4-Bad name and reputation, come from the late events regarding ICO.
5- Almost No legal or any law’s obliged the project decided to launch an ICO
6- There is no restricting on the person choose to invest; any child can take his mother’s credit card and buy countless coins.
7-Investor does not gain real shares in the company he invests in
Security Token Offering, the big brother of the ICO, its somewhat close to ICO except, in STO you buy real shares in the company you get dividend and individual rights, also, the process of launching an STO obliged the company stand on a strict rules and regulations unlike the ICO’s (which everyone can start)
First, the preparation stage is different and takes a lot more time then ICO. But I will not go in into all the details.
What is the Difference Between an STO an ICO?
While STOs and Initial Coin Offerings (ICOs) are similar, in the sense that they are both used by companies to generate capital for their projects, in most other aspects, they are very different.
Firstly, because Security Tokens considers as securities, whereas ICOs aren’t, people who invest using an STO are further protected by securities legislation. This helps to prevent fraud or to provide the investor with a type of recourse if the company they have invested in goes bankrupt. Because of this, generally speaking, STOs are currently being considered as a potentially safer purchase for investors.
Furthermore, there is a difference in the way STOs and ICOs back. STOs, as securities back by real assets that have an intrinsic, monetary value.
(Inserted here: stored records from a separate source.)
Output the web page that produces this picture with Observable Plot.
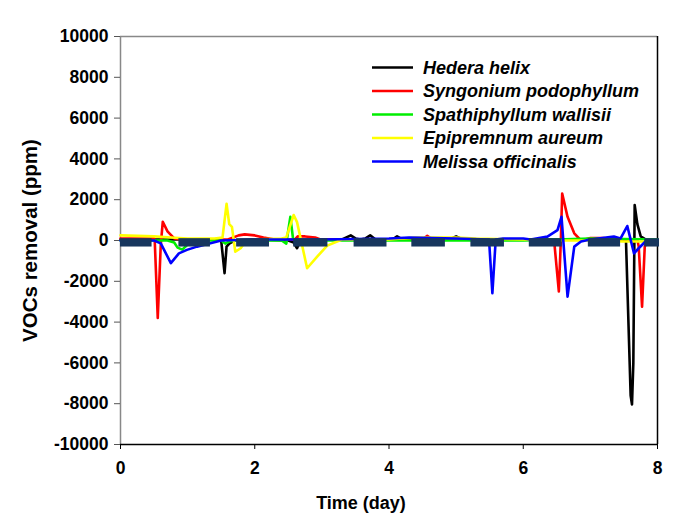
<!DOCTYPE html>
<html>
<head>
<meta charset="utf-8">
<script src="https://cdn.jsdelivr.net/npm/d3@7"></script>
<script src="https://cdn.jsdelivr.net/npm/@observablehq/plot@0.6"></script>
<style>
  html, body { margin: 0; padding: 0; background: #fff; }
  #chart { width: 688px; height: 522px; }
</style>
</head>
<body>
<div id="chart"></div>
<script>
const seriesNames = ["Hedera helix", "Syngonium podophyllum", "Spathiphyllum wallisii", "Epipremnum aureum", "Melissa officinalis"];
const seriesColors = ["#000000", "#ff0000", "#00ee00", "#ffff00", "#0000ff"];

const hederaDays = [0, 0.5, 1.0, 1.45, 1.50, 1.55, 1.58, 1.62, 1.7, 2.0, 2.5, 2.58, 2.63, 2.68, 3.0, 3.3, 3.43, 3.5, 3.57, 3.65, 3.72, 3.8, 4.05, 4.12, 4.2, 4.5, 4.9, 5.0, 5.1, 5.2, 5.5, 6.0, 6.5, 7.0, 7.4, 7.53, 7.60, 7.62, 7.64, 7.66, 7.70, 7.75, 7.85, 8.0];
const hederaVals = [50, 50, 50, 50, 0, -1600, -300, -150, 0, 50, 0, -100, -380, 0, 50, 50, 250, 100, 50, 100, 250, 50, 50, 200, 50, 50, 50, 200, 50, 50, 50, 50, 50, 50, 50, 50, -7600, -8040, -6000, 1740, 800, 200, 0, 0];

const syngoniumDays = [0, 0.3, 0.5, 0.51, 0.555, 0.60, 0.63, 0.70, 0.80, 0.9, 1.5, 1.6, 1.76, 1.85, 2.0, 2.13, 2.3, 2.6, 2.64, 2.75, 2.9, 2.98, 3.2, 4.0, 4.5, 4.57, 4.65, 5.0, 6.0, 6.46, 6.53, 6.56, 6.58, 6.66, 6.76, 6.86, 7.0, 7.2, 7.3, 7.7, 7.72, 7.77, 7.81, 7.85, 8.0];
const syngoniumVals = [100, 100, 100, 0, -3800, -200, 920, 450, 100, 50, 50, 50, 250, 300, 250, 150, 50, 50, 200, 200, 150, 50, 50, 50, 50, 230, 50, 50, 50, 0, -2500, 0, 2300, 1160, 350, 0, 120, 120, 50, 50, -300, -3240, -300, 0, 0];

const spathiphyllumDays = [0, 0.7, 0.8, 0.85, 0.92, 1.0, 1.2, 1.5, 1.56, 1.62, 1.7, 2.4, 2.47, 2.53, 2.57, 2.62, 3.0, 4.0, 5.0, 6.0, 7.0, 8.0];
const spathiphyllumVals = [0, 0, -100, -350, -450, -200, 0, 0, -150, -50, 0, 0, -150, 1160, 100, 0, 0, 0, 0, 0, 100, 50];

const epipremnumDays = [0, 0.5, 0.75, 1.0, 1.4, 1.52, 1.58, 1.62, 1.66, 1.71, 1.79, 1.86, 2.0, 2.4, 2.47, 2.58, 2.63, 2.78, 2.93, 3.08, 3.3, 4.0, 4.4, 5.0, 5.3, 6.0, 6.5, 7.0, 7.5, 8.0];
const epipremnumVals = [250, 200, 150, 100, 100, 150, 1800, 800, 670, -550, -380, -50, 50, 100, 150, 1250, 900, -1360, -790, -250, 50, 50, 150, 150, 100, 50, 0, 0, -50, -50];

const melissaDays = [0, 0.5, 0.6, 0.75, 0.87, 0.99, 1.14, 1.34, 1.5, 2.0, 3.0, 4.0, 4.3, 5.0, 5.49, 5.54, 5.59, 5.7, 6.0, 6.11, 6.36, 6.51, 6.57, 6.66, 6.76, 6.86, 7.0, 7.35, 7.45, 7.55, 7.65, 7.72, 7.82, 8.0];
const melissaVals = [0, 0, -140, -1110, -630, -460, -300, -140, 0, 50, 50, 100, 150, 100, 50, -2580, 50, 100, 100, 50, 190, 510, 1160, -2750, -300, -50, 50, 190, 100, 710, -630, -380, -50, 0];

// dark periods (navy bars)
const darkStart = [0, 0.87, 1.73, 2.58, 3.48, 4.34, 5.22, 6.09, 6.97, 7.81];
const darkEnd = [0.47, 1.34, 2.22, 3.09, 3.97, 4.84, 5.72, 6.58, 7.45, 8.03];
const darkTop = 90;
const darkBottom = -320;

const xTicks = [0, 2, 4, 6, 8];
const yTicks = [-10000, -8000, -6000, -4000, -2000, 0, 2000, 4000, 6000, 8000, 10000];

const seriesDays = [hederaDays, syngoniumDays, spathiphyllumDays, epipremnumDays, melissaDays];
const seriesVals = [hederaVals, syngoniumVals, spathiphyllumVals, epipremnumVals, melissaVals];

const rows = [];
seriesNames.forEach((name, i) => {
  seriesDays[i].forEach((d, j) => rows.push({name, day: d, val: seriesVals[i][j]}));
});
const bars = darkStart.map((s, i) => ({start: s, end: darkEnd[i], top: darkTop, bottom: darkBottom}));

const FONT = "'Liberation Sans', Arial, Helvetica, sans-serif";

const plot = Plot.plot({
  width: 688,
  height: 522,
  marginLeft: 120,
  marginRight: 31,
  marginTop: 36,
  marginBottom: 78,
  style: {fontFamily: FONT, background: "#fff", overflow: "visible"},
  x: {domain: [0, 8]},
  y: {domain: [-10000, 10000]},
  color: {domain: seriesNames, range: seriesColors},
  marks: [
    Plot.ruleY([10000], {stroke: "#888", strokeWidth: 1.5}),
    Plot.ruleX([0], {stroke: "#888", strokeWidth: 1.5}),
    Plot.ruleX([8], {stroke: "#000", strokeWidth: 1.5}),
    Plot.ruleY([-10000], {stroke: "#000", strokeWidth: 1.5}),
    Plot.axisY({ticks: yTicks, tickSize: 6, tickPadding: 6, tickFormat: d => String(d), fontSize: 17.5, fontWeight: "bold", label: null, stroke: "#555", color: "#000"}),
    Plot.axisX({ticks: xTicks, tickSize: 5, tickPadding: 12, tickFormat: d => String(d), fontSize: 17.5, fontWeight: "bold", label: null, color: "#000"}),
    Plot.line(rows, {x: "day", y: "val", z: "name", stroke: "name", strokeWidth: 2.6, curve: "linear"}),
    Plot.rect(bars, {x1: "start", x2: "end", y1: "bottom", y2: "top", fill: "#17365d", clip: false}),
    Plot.text(["VOCs removal (ppm)"], {frameAnchor: "left", textAnchor: "middle", dx: -90, rotate: -90, fontSize: 20.5, fontWeight: "bold", fill: "#000"}),
    Plot.text(["Time (day)"], {frameAnchor: "bottom", dx: -28, dy: 64, fontSize: 18, fontWeight: "bold", fill: "#000"})
  ]
});

// Legend
const svg = d3.select(plot);
const lg = svg.append("g").attr("class", "legend").attr("text-anchor", "start");
seriesNames.forEach((name, i) => {
  const y = 67.5 + i * 23.5;
  lg.append("line").attr("x1", 372).attr("x2", 413).attr("y1", y).attr("y2", y)
    .attr("stroke", seriesColors[i]).attr("stroke-width", 2.6);
  lg.append("text").attr("x", 423).attr("y", y).attr("dy", "0.36em")
    .attr("text-anchor", "start")
    .attr("font-family", FONT).attr("font-size", 18).attr("font-weight", "bold").attr("font-style", "italic")
    .attr("fill", "#000").text(name);
});

document.getElementById("chart").appendChild(plot);
</script>
</body>
</html>
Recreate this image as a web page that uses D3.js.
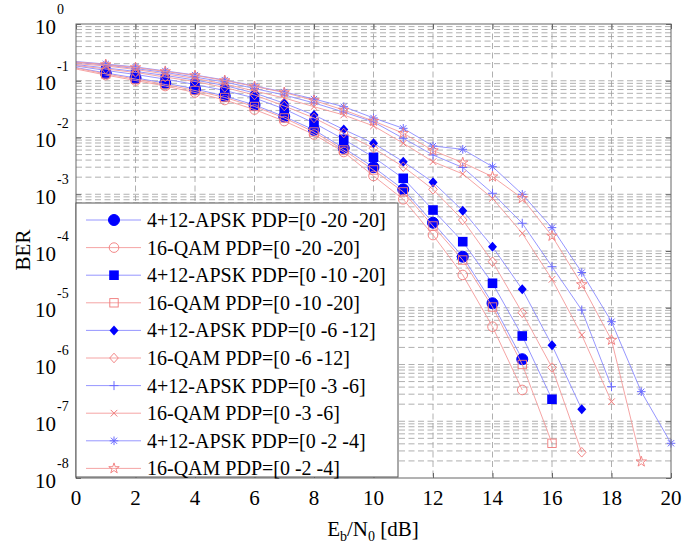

ICOs, on the other hand, do not have their value fixed by any tangible assets and, therefore, do not have an inherent monetary value.
Also, ICOs generate their value through the technology of its platform and the appreciation of the coins themselves. In contrast, STOs create their value through the operations and the climate of the business itself. Because of this, for an STO to be valuable, your company would need to be run efficiently, similarly to that of a publicly-traded company. This is in contrast to an ICO for your business, which would not devalue as your coins as severely due to unfavorable events hitting your company.
Since STOs are securities and therefore bound by securities regulations internationally, their legal situation has considered a lot more clearly than it would for a traditional ICO. This would involve bringing in legal experts, who can help to steer your business in the right direction when launching an STO. While you would still potentially need legal advice for an ICO, the hours of work that your lawyer would have to put in, is a lot higher for an STO, due to their regulated nature. This would involve increased costs for your business.
Due to the regulations surrounding securities, Security Tokens would be slightly more limited, about the breadth of their target market. This is because, due to the unregulated nature of ICOs, there is no restriction on who can invest. Someone with $10, could invest in an ICO from anywhere in the world. This is in contrast to STOs, which have to comply with anti-money laundering and know-your-client regulations. These regulations place certain barriers in the way of certain investors, depending on the securities legislation in their country. On the flip side, this can be seen as a good thing, because it means that generally, STO investors would be more reputable.
An example of this is that in the United States, investors have to be accredited before they can actually make any deals of this nature. This provides a barrier to people that may have less capital. However, it also helps to ensure that investments are coming from legitimate sources.
In essence, STOs are more similar to floating on the stock market than they are to ICOs.